→ **Material**
* * * *

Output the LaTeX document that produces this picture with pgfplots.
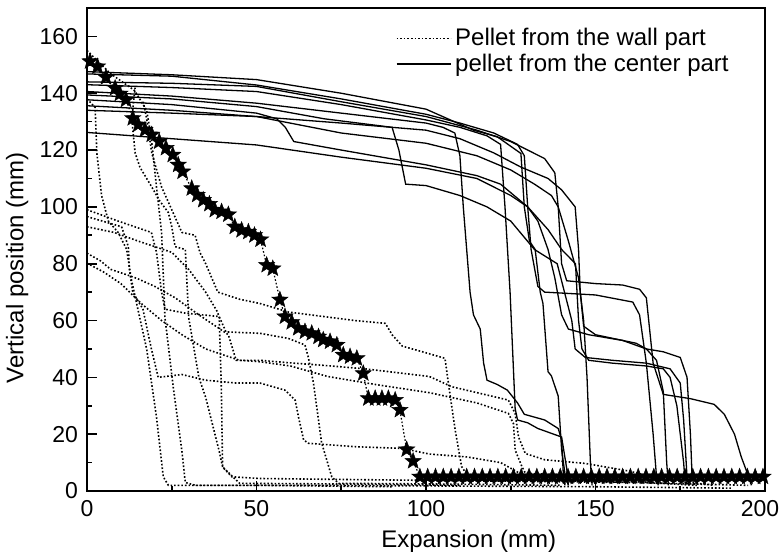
\documentclass[border=0pt]{standalone}
\usepackage{fontspec}
\setmainfont{Liberation Sans}
\usepackage{pgfplots}
\pgfplotsset{compat=1.18}
\pgfdeclareplotmark{fstar}{%
  \pgfpathmoveto{\pgfpointpolar{90}{\pgfplotmarksize}}%
  \pgfpathlineto{\pgfpointpolar{126}{0.42\pgfplotmarksize}}%
  \pgfpathlineto{\pgfpointpolar{162}{\pgfplotmarksize}}%
  \pgfpathlineto{\pgfpointpolar{198}{0.42\pgfplotmarksize}}%
  \pgfpathlineto{\pgfpointpolar{234}{\pgfplotmarksize}}%
  \pgfpathlineto{\pgfpointpolar{270}{0.42\pgfplotmarksize}}%
  \pgfpathlineto{\pgfpointpolar{306}{\pgfplotmarksize}}%
  \pgfpathlineto{\pgfpointpolar{342}{0.42\pgfplotmarksize}}%
  \pgfpathlineto{\pgfpointpolar{18}{\pgfplotmarksize}}%
  \pgfpathlineto{\pgfpointpolar{54}{0.42\pgfplotmarksize}}%
  \pgfpathclose\pgfusepathqfillstroke}
\begin{document}
\begin{tikzpicture}
\begin{axis}[
  scale only axis, width=339pt, height=241.5pt,
  xmin=0, xmax=200, ymin=0, ymax=170,
  xtick={0,50,100,150,200}, minor xtick={25,75,125,175},
  xticklabels={0,50,100,150,{\makebox[0pt]{200\hspace{5pt}}}},
  ytick={0,20,...,160}, minor ytick={10,30,...,150},
  tick pos=left, tick align=inside,
  major tick length=5pt, minor tick length=2.5pt,
  axis line style={line width=1pt},
  every tick/.style={black, line width=0.8pt},
  /pgf/number format/assume math mode=true,
  tick label style={font=\fontsize{11.5}{13}\selectfont},
  xticklabel style={yshift=-1pt},
  yticklabel style={xshift=-1pt},
  xlabel={Expansion (mm)}, ylabel={Vertical position (mm)},
  label style={font=\fontsize{12}{14}\selectfont},
  xlabel style={at={(axis description cs:0.563,-0.105)}, anchor=center},
  ylabel style={at={(axis description cs:-0.103,0.462)}, anchor=center},
  legend style={at={(axis description cs:0.455,0.967)}, anchor=north west, draw=none, fill=none,
    font=\fontsize{12}{13}\selectfont, inner sep=0pt, row sep=-1.5pt},
  legend cell align=left,
  legend image code/.code={\draw[#1] (0pt,0pt) -- (27pt,0pt);},
  every axis plot/.append style={black, line width=0.65pt},
  wall/.style={line width=0.8pt, dash pattern=on 0.8pt off 1.0pt},
]
\addlegendimage{wall, line width=0.5pt}
\addlegendentry{Pellet from the wall part}
\addlegendimage{solid}
\addlegendentry{pellet from the center part}
% center part
\addplot[forget plot] coordinates {(0,147.6)(25,146.5)(50,144.8)(75,140)(100,134.4)(114,127)(121,124.7)(128,118.8)(129,100)(130.5,88)(132.2,85)(133.7,70)(134.5,66)(136,42)(137,40.5)(139,33.4)(140,14.6)(141,6)(142,2)};
\addplot[forget plot] coordinates {(0,146.8)(25,146)(50,142.9)(75,138)(100,132.6)(110,129.5)(120,126)(127,122)(129,118)(130,100)(131,85)(133,72)(135,70)(150,69)(161,66.5)(163,62)(165,45)(167,20)(168,5)(168.5,2)};
\addplot[forget plot] coordinates {(0,144)(25,143.5)(50,142.4)(75,137)(100,131.8)(115,127)(125,123)(135,117)(138,112)(139,100)(140,80)(141.5,74)(150,73)(158,72.5)(163,71)(165,68)(167,45)(170,34)(178,32.5)(185,30.5)(188,27)(191,20)(193,12)(195.5,4)(196,2)};
\addplot[forget plot] coordinates {(0,143)(25,142)(50,140.6)(75,136)(100,130.6)(110,128)(118,125)(122,122)(123.3,100)(124.8,70)(126.3,29)(127,25)(130,24)(133,22)(140,19)(141.5,8)(142,2)};
\addplot[forget plot] coordinates {(0,140.6)(25,139)(50,136.5)(75,133)(100,129.5)(105,128)(108.5,126)(110,118)(111,100)(112,85)(113,70)(114,62)(116,57)(117,45)(118,39)(121,37.5)(124,35.5)(127,31)(129,27)(135,25)(139,22)(140,18)(140.5,6)(141,2)};
\addplot[forget plot] coordinates {(0,139.4)(25,138)(50,135.3)(70,131)(90,128)(92,120)(94,108)(100,107.5)(110,104)(118,100)(125,95)(132,85)(138.7,80)(143,60)(144,50)(147,47)(155,46)(165,45)(172,43)(175,38)(176,25)(177,5)(177.5,2)};
\addplot[forget plot] coordinates {(0,137.7)(25,136)(50,133)(56,131)(58.5,128)(61,123)(75,120)(100,114.8)(115,111)(122,108)(126,104)(130,100)(136,92)(140,85)(144.1,80)(145,60)(146,50)(148,46)(155,45)(165,44)(170,43)(172,40)(174,30)(176,10)(176.5,2)};
\addplot[forget plot] coordinates {(0,135.6)(25,134)(50,131.8)(75,126)(100,122.4)(115,118)(125,113)(132,108)(137,104)(139,100)(142,88)(145,75)(146.5,60)(147.5,40)(148.5,10)(149,2)};
\addplot[forget plot] coordinates {(0,134)(25,133)(50,131.8)(75,129.5)(100,127)(110,124)(120,119)(128,114)(136,110)(140,106)(144,100)(145,85)(145.5,70)(146.5,58)(150,55)(158,53)(162,52)(165,50)(170,49)(175,47)(177,40)(178,20)(178.5,5)(179,2)};
\addplot[forget plot] coordinates {(0,126.2)(25,124)(50,121.8)(75,117.5)(100,113.6)(115,110)(125,104)(130,100)(133,95)(136,85)(138,75)(140,62)(142,57)(148,55)(158,53)(165,50)(168,46)(170,35)(171,10)(171.5,2)};
% wall part
\addplot[wall, forget plot] coordinates {(0,155)(6.8,147)(14,141)(17.6,134)(19,124)(20.5,107)(22,91)(23,61)(25.5,36)(28,14)(29,3)(32,2)(60,2)(100,1.8)(150,1.5)(190,1)};
\addplot[wall, forget plot] coordinates {(0,138)(2.4,135)(2.9,119)(4.3,104)(6.3,95)(9.2,91)(11.7,85)(13,75)(15,64)(17.6,50)(20.5,26)(22.5,5)(24,2)(50,2)(90,1.5)};
\addplot[wall, forget plot] coordinates {(14.2,142)(13.2,131)(14.2,119)(15.6,114)(19.1,107)(21.5,102)(24,98)(25,93)(26,86)(29,85)(30,61)(32,47)(33,40)(35,33)(39,14)(40,8.5)(42.7,5)(51,4.4)(80,4)(120,3.5)(160,3)};
\addplot[wall, forget plot] coordinates {(16.6,137)(17.6,131)(19.1,119)(22,107)(25,99)(28,91)(31.9,90)(33.3,84)(35,80)(38.6,70)(45,67.5)(51,66)(59.4,63)(79,60)(88,59)(90,55)(93,51)(101,48.3)(105.6,46.7)(106.6,38)(108.6,21.5)(110.5,8.6)(112.5,5)(130,4)(160,3)(195,2)};
\addplot[wall, forget plot] coordinates {(0,99)(9.2,95)(19,91)(20.5,84)(22,70)(23,64)(29,62.6)(39,61.4)(41,56)(51,55.5)(59.4,53.7)(64.3,51.4)(65.3,47)(66.8,38)(69.2,17)(72.2,5)(74.2,2.7)(100,2.5)(140,2)};
\addplot[wall, forget plot] coordinates {(0,96.6)(10.2,93)(12.2,86)(12.5,78)(13.5,70)(16.5,64)(19,50)(21,40)(28,41)(35,39)(44,38)(51,38)(58.4,35.5)(61.4,32)(62.4,26)(63.9,18)(65.3,16.8)(79,15.6)(93,15)(101,13)(112,12)(122,10)(128,6)(135,4)(170,3)};
\addplot[wall, forget plot] coordinates {(0,83.7)(4,81)(7,78)(12,76)(15,74.7)(20,72)(26,68)(33,62)(38,58)(41.7,55)(44,46)(51,46)(61,45)(69,44.3)(82,43)(101,40.3)(107.6,36.7)(124.3,32)(126.3,27.3)(127.3,19)(129.3,13.2)(135,11)(147,9.7)(160,7)(170,4)(185,2)};
\addplot[wall, forget plot] coordinates {(0,80.2)(5,77)(10,73)(16,66)(22,60)(28,55)(35,50)(40,48)(45,46)(51,45.5)(60,44)(71,40.3)(85,37.5)(101,34.6)(115,31)(124.3,27.3)(125.8,23.7)(126.3,14.4)(128.3,8.6)(129.3,6.3)(150,5)(165,3)(180,2)};
\addplot[wall, forget plot] coordinates {(0,93)(8,91)(15,88)(20,86)(25,84)(30,78)(35,70)(38.5,63)(39,61)(39.6,38)(40,8.5)(45,2.7)(70,2.5)(110,2)};
% stars
\addplot[wall, line width=0.6pt, forget plot, mark=fstar, mark size=4.3pt, mark options={solid, fill=black, line width=0.2pt}] coordinates {
(0.9,151.2)(3.1,149.4)(5.6,145.6)(8.3,141.8)(9.7,139.8)(11.5,137.7)(13.5,131.2)(15.1,128.9)(17.1,127.1)(19.1,125.4)(21.3,123)(23.3,120.7)(25.3,118.3)(26.9,114.8)(28.2,112.4)(30.9,106.5)(32.5,104.2)(34.3,102.4)(36.1,101)(37.7,98.9)(39.7,98.3)(41.7,97.3)(43.6,93)(45.6,91.8)(47.6,91.2)(49.4,90)(51.2,88.5)(53,79.5)(54.8,78.3)(56.9,67.3)(58.4,61.4)(60.4,59.4)(62.3,57.3)(64.3,56.1)(66.3,55.5)(68.3,54.3)(69.7,53.2)(71.7,52.6)(73.7,51.4)(75.6,47.9)(77.6,47.3)(79.6,46.7)(81.5,41.4)(83,32.6)(85,32.6)(87,32.6)(88.9,32.6)(90.9,32)(92.3,28.5)(94.3,14.6)(96.2,10.5)(98.2,5)
(100.5,5)(102.8,5)(105.1,5)(107.4,5)(109.7,5)(112.0,5)(114.3,5)(116.6,5)(118.9,5)(121.2,5)(123.5,5)(125.8,5)(128.1,5)(130.4,5)(132.7,5)(135.0,5)(137.3,5)(139.6,5)(141.9,5)(144.2,5)(146.5,5)(148.8,5)(151.1,5)(153.4,5)(155.7,5)(158.0,5)(160.3,5)(162.6,5)(164.9,5)(167.2,5)(169.5,5)(171.8,5)(174.1,5)(176.4,5)(178.7,5)(181.0,5)(183.3,5)(185.6,5)(187.9,5)(190.2,5)(192.5,5)(194.8,5)(197.1,5)(199.4,5)};
\end{axis}
\pgfresetboundingbox
\path[use as bounding box] (-43.5pt,-33.5pt) rectangle (347.5pt,245.5pt);
\end{tikzpicture}
\end{document}
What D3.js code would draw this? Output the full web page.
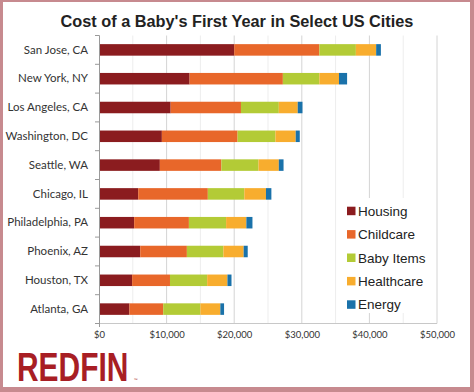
<!DOCTYPE html>
<html>
<head>
<meta charset="utf-8">
<script src="https://cdn.jsdelivr.net/npm/d3@7"></script>
<style>
  body { margin: 0; background: #fff; }
  svg { display: block; }
</style>
</head>
<body>
<svg id="chart" width="474" height="392"></svg>
<script>
const cities = ["San Jose, CA","New York, NY","Los Angeles, CA","Washington, DC","Seattle, WA","Chicago, IL","Philadelphia, PA","Phoenix, AZ","Houston, TX","Atlanta, GA"];
const seriesNames = ["Housing","Childcare","Baby Items","Healthcare","Energy"];
const housing    = [20000, 13400, 10600, 9300, 9000, 5800, 5200, 6100, 4900, 4500];
const childcare  = [12600, 13800, 10400, 11200, 9100, 10300, 8100, 6900, 5600, 5000];
const babyItems  = [5400, 5400, 5600, 5600, 5500, 5400, 5500, 5400, 5500, 5500];
const healthcare = [3000, 2900, 2800, 3000, 3000, 3200, 3000, 3000, 3000, 2950];
const energy     = [700, 1200, 700, 600, 700, 800, 900, 600, 600, 550];
const xTicks = [0, 10000, 20000, 30000, 40000, 50000];
const xMinorTicks = [5000, 15000, 25000, 35000, 45000];
const colors = ["#8b1c1f", "#e8672a", "#b3cb36", "#f8ad2e", "#1a72aa"];

const seriesValues = [housing, childcare, babyItems, healthcare, energy];
const rows = cities.map((c, i) => {
  const r = { city: c };
  seriesNames.forEach((s, j) => r[s] = seriesValues[j][i]);
  return r;
});

const svg = d3.select("#chart");

// frame
svg.append("rect").attr("x", 0).attr("y", 0).attr("width", 474).attr("height", 392).attr("fill", "#c78a8f");
svg.append("rect").attr("x", 3).attr("y", 2).attr("width", 467).attr("height", 385).attr("fill", "#ffffff");

const x = d3.scaleLinear().domain([0, 50000]).range([99, 437]);
const y = d3.scaleBand().domain(cities).range([35.5, 323.5]).paddingInner(0.6).paddingOuter(0.3);

// title
svg.append("text")
  .attr("x", 237).attr("y", 27)
  .attr("text-anchor", "middle")
  .style("font-family", "'Liberation Sans', Arial, sans-serif")
  .style("font-weight", "bold")
  .style("font-size", "16.3px")
  .attr("fill", "#222")
  .text("Cost of a Baby's First Year in Select US Cities");

// gridlines
svg.append("g").selectAll("line").data(xMinorTicks).join("line")
  .attr("x1", d => x(d)).attr("x2", d => x(d))
  .attr("y1", 35.5).attr("y2", 323.5)
  .attr("stroke", "#ededed").attr("stroke-width", 1);
svg.append("g").selectAll("line").data(xTicks.filter(d => d > 0)).join("line")
  .attr("x1", d => x(d)).attr("x2", d => x(d))
  .attr("y1", 35.5).attr("y2", 323.5)
  .attr("stroke", "#d4d4d4").attr("stroke-width", 1);

// bottom axis line
svg.append("line").attr("x1", x(0)).attr("x2", x(50000))
  .attr("y1", 323.5).attr("y2", 323.5).attr("stroke", "#c8c8c8");

// stacked bars
const stack = d3.stack().keys(seriesNames)(rows);
svg.append("g").selectAll("g").data(stack).join("g")
  .attr("fill", (d, i) => colors[i])
  .selectAll("rect").data(d => d).join("rect")
  .attr("x", d => x(d[0]))
  .attr("width", d => x(d[1]) - x(d[0]))
  .attr("y", d => y(d.data.city))
  .attr("height", y.bandwidth());

// left axis
const yAxis = d3.axisLeft(y).tickSize(0).tickPadding(11);
const gy = svg.append("g").attr("transform", `translate(${x(0)},0)`).call(yAxis);
gy.select(".domain").remove();
gy.selectAll("text")
  .style("font-family", "Lato, 'Open Sans', sans-serif")
  .style("font-size", "11.5px")
  .attr("fill", "#333");
svg.append("line").attr("x1", x(0) + 0.5).attr("x2", x(0) + 0.5)
  .attr("y1", 35.5).attr("y2", 327).attr("stroke", "#9a9a9a");
const boundaries = d3.range(cities.length + 1).map(i => y.range()[0] + i * y.step());
svg.append("g").selectAll("line").data(boundaries).join("line")
  .attr("x1", x(0) - 4).attr("x2", x(0) + 0.5)
  .attr("y1", d => d).attr("y2", d => d)
  .attr("stroke", "#9a9a9a");

// bottom axis labels
const xAxis = d3.axisBottom(x).tickValues(xTicks).tickFormat(d3.format("$,")).tickSize(0).tickPadding(8);
const gx = svg.append("g").attr("transform", "translate(0,323.5)").call(xAxis);
gx.select(".domain").remove();
gx.selectAll("text")
  .style("font-family", "Lato, 'Open Sans', sans-serif")
  .style("font-size", "9.5px")
  .attr("fill", "#333");

// legend
const lg = svg.append("g");
lg.append("rect").attr("x", 343).attr("y", 198).attr("width", 92).attr("height", 115).attr("fill", "#fff");
seriesNames.forEach((s, i) => {
  const cy = 210.7 + i * 23.4;
  lg.append("rect").attr("x", 347).attr("y", cy - 4).attr("width", 8.5).attr("height", 8.5).attr("fill", colors[i]);
  lg.append("text").attr("x", 358).attr("y", cy + 5)
    .style("font-family", "'Liberation Sans', Arial, sans-serif")
    .style("font-size", "13.5px")
    .attr("fill", "#222")
    .text(s);
});

// logo
svg.append("text")
  .attr("transform", "translate(17,380.5) scale(0.73,1)")
  .style("font-family", "'Liberation Sans', Arial, sans-serif")
  .style("font-weight", "bold")
  .style("font-size", "41px")
  .attr("fill", "#a81e24")
  .text("REDFIN");
svg.append("text")
  .attr("x", 133.5).attr("y", 381)
  .style("font-family", "'Liberation Sans', Arial, sans-serif")
  .style("font-size", "4px")
  .attr("fill", "#a81e24")
  .text("™");
</script>
</body>
</html>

* * * *

→ **Problem requirements**
Look through the data above. Copy every line with the string "this" in it.

→ **Answer for the task**
Output the LaTeX document that produces this picture with pgfplots.
What D3.js code would draw this? Output the full web page.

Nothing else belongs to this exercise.